Morgan Stanley downgraded Jefferies from Overweight to Equalweight and cut its price target to $49 from $78 (current stock $38.29), after a shift to price-to-tangible-book valuation amid credit and legal concerns. The stock is down ~16% over the past week and hovering near its 52-week low ($38.17). Jefferies closed a $1.5B senior note offering at 5.500% due 2036, but faces a lawsuit tied to a loan that prompted Western Alliance to record a $126.4M charge-off, keeping idiosyncratic risk elevated and investor sentiment oversold per RSI signals.

Analysis

The market is treating mid‑tier wholesale banks as balance‑sheet plays rather than earnings franchises, which mechanically compresses market‑making capacity in niche credit products (trade finance, middle‑market loans, specialty securitizations). Reduced willingness to warehouse exposure tightens bid/ask in those corridors, boosting spreads for corporates that rely on these desks and increasing P&L volatility for hedge funds that arbitrage short‑dated credit vs cash. Competitors with deeper deposit bases and broader capital markets franchises (large global banks) are positioned to capture fee and syndication share as corporates and sponsors reallocate away from perceived higher‑idiosyncratic‑risk counterparts; that fee capture can compound across quarters as underwriting pipelines re‑route. At the same time, the funding repricing that accompanies visible credit/legal noise raises the probability of opportunistic capital raises or asset sales that crystallize dilution risk within 3–9 months.
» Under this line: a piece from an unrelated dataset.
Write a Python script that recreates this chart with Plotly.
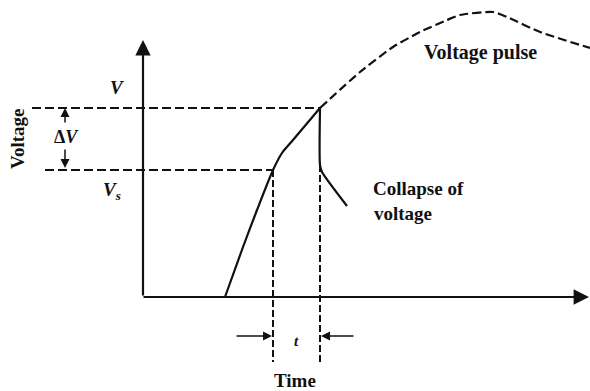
import plotly.graph_objects as go

# Schematic data in diagram units (time, voltage); origin at the axes corner
rise_time = [82, 100, 114, 130, 139, 150, 177]
rise_volt = [0, 50, 87, 127, 144, 157, 189]

pulse_time = [177, 217, 250, 277, 304, 317, 350, 364, 397, 447]
pulse_volt = [189, 225, 250, 265, 277, 282, 285, 280, 265, 249]

collapse_time = [177, 177, 179, 204]
collapse_volt = [189, 132, 125, 91]

V_level = 189
Vs_level = 127
t_start = 130   # time where voltage reaches Vs
t_end = 177     # time of collapse
guide_left_V = -111
guide_left_Vs = -98
guide_bottom = -65
x_axis_end = 446
y_axis_end = 257

INK = "#111111"
FONT = "Liberation Serif"
DASH = "9px,4px"

fig = go.Figure()

def line(x, y, dash="solid", width=2, shape="linear"):
    ln = dict(color=INK, width=width, dash=dash, shape=shape)
    if shape == "spline":
        ln["smoothing"] = 0.6
    fig.add_trace(go.Scatter(x=x, y=y, mode="lines", line=ln,
                             hoverinfo="skip", showlegend=False))

# rising edge (solid)
line(rise_time, rise_volt, width=2.2, shape="spline")
# voltage pulse continuation (dashed)
line(pulse_time, pulse_volt, dash=DASH, width=2.2, shape="spline")
# collapse of voltage (solid)
line(collapse_time, collapse_volt, width=2.2, shape="spline")
# horizontal guides
line([guide_left_V, t_end], [V_level, V_level], dash=DASH, width=2.2)
line([guide_left_Vs, t_start], [Vs_level, Vs_level], dash=DASH, width=2.2)
# vertical guides
line([t_start, t_start], [Vs_level, guide_bottom], dash="7px,3px", width=2)
line([t_end, t_end], [collapse_volt[1], guide_bottom], dash="7px,3px", width=2)

annotations = []

def arrow(x0, y0, x1, y1, width=2, size=1.0, head=2):
    annotations.append(dict(x=x1, y=y1, ax=x0, ay=y0, xref="x", yref="y",
                            axref="x", ayref="y", text="", showarrow=True,
                            arrowhead=head, arrowsize=size, arrowwidth=width,
                            arrowcolor=INK, standoff=0, startstandoff=0))

# axes with arrows
arrow(0, 0, 0, y_axis_end, width=2.2, size=1.4)
arrow(-1, 0, x_axis_end, 0, width=2.2, size=1.4)
# delta V arrows
dv_x = -78
arrow(dv_x, 173, dv_x, V_level, width=1.5, size=1.2)
arrow(dv_x, 149, dv_x, Vs_level + 2, width=1.5, size=1.2)
# t arrows
t_y = -39
arrow(92, t_y, t_start - 1, t_y, width=1.5, size=1.2)
arrow(212, t_y, t_end + 1, t_y, width=1.5, size=1.2)

def label(text, x, y, size=19, bold=False, italic=False, angle=0, xanchor="center"):
    t = text
    if bold:
        t = "<b>" + t + "</b>"
    if italic:
        t = "<i>" + t + "</i>"
    annotations.append(dict(x=x, y=y, xref="x", yref="y", text=t, showarrow=False,
                            textangle=angle, xanchor=xanchor, yanchor="middle",
                            font=dict(family=FONT, size=size, color=INK)))

label("Voltage pulse", 337, 245, size=20, bold=True)
label("Voltage", -126, 158, size=19, bold=True, angle=-90)
label("V", -26, 210, size=19, bold=True, italic=True)
label("V<sub>s</sub>", -31, 106, size=19, bold=True, italic=True)
label("Δ<i>V</i>", -77, 160, size=18, bold=True)
label("Collapse of", 228, 109, size=19, bold=True, xanchor="left")
label("voltage", 229, 84, size=19, bold=True, xanchor="left")
label("t", 153, -44, size=15, bold=True, italic=True)
label("Time", 152, -83, size=19, bold=True)

fig.update_layout(
    width=590, height=391,
    margin=dict(l=0, r=0, t=0, b=0),
    paper_bgcolor="white", plot_bgcolor="white",
    xaxis=dict(range=[-143, 447], visible=False, fixedrange=True),
    yaxis=dict(range=[-94, 297], visible=False, fixedrange=True),
    annotations=annotations,
    showlegend=False,
)

fig.write_html("out.html", config={"displayModeBar": False},
               post_script="document.body.style.margin='0';document.body.style.overflow='hidden';")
Key catalysts that could materially re‑rate the situation are binary (litigation resolutions, definitive loss provisioning, or regulatory comfort) and should be watched on a 1–12 month horizon; absent those, expect continued dispersion between book‑value screens and market prices. The liquidity shock also has a feedback loop: as market‑makers pull back, price discovery deteriorates and realized volatility rises, creating attractive entry points for structured strategies that can finance carry against higher quality bank paper.